I tried other ingredients as well, like broccoli, red pepper, and ham. Of course you can try a vegetarian version, with no meat at all.
You can make pastry yourself, for example from this recipe, or simply use ready made shortcrust pastry.




Ingredients
  • 1 shortcrust pastry
  • 1 leek or 2 smaller ones
  • 250g mushroom
  • 200g smoked beckon or lardons
  • 250g sour cream
  • 2 eggs
  • 120g grated cheese (chedar or gruyere) - not too much, as it becomes too heavy; sometimes I skip the cheese
  • salt, pepper to taste, nutmeg
  • fresh green salad leaves as garnish
Directions
  1. Roll out the pastry untill large enough to line a tart tin with some excess for edges. Lin the tin and gently press the pastry into the sides. Prick the base with fork.
    Fill the pastry with a leyer of baking beans.
    Bake in the heated oven for 15 mins at 180C, remove beans and bake for another 10 mins untill looks cooked, but is not too brown.
  2. In the meantime prepare the filling: cut backon into lardons and sweat on warm pan.
    Slice leaks and mashrooms.


  3. Add leeks to the pan. and fry for a while with backon untill it softens. If the pan is too dry, you may add some butter.
    Next add mushrooms to the pan and cook untill done and there is no fluids on the pan. Add salt and pepper to taste.

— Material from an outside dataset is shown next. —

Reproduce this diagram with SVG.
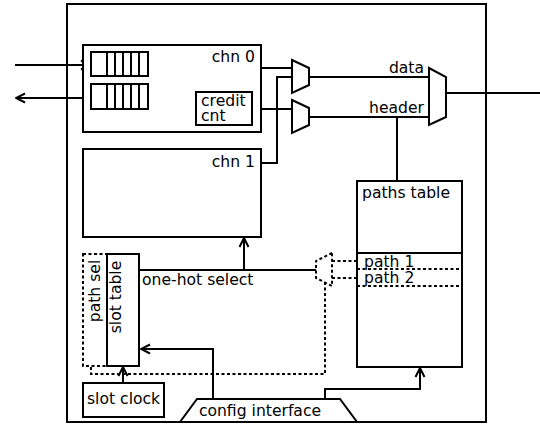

  4. Spoon the filling evenly over the baked base of the pastry case.
  5. Beat the eggs with cream, add grated cheese if using. Season with salt and pepper (be careful with salt if using cheese). Grate some nutmeg. Poor the eggy cream on top of veges and bake for 25-30 mins untill the filling is just set.
  6. Serve hot with green salad leaves.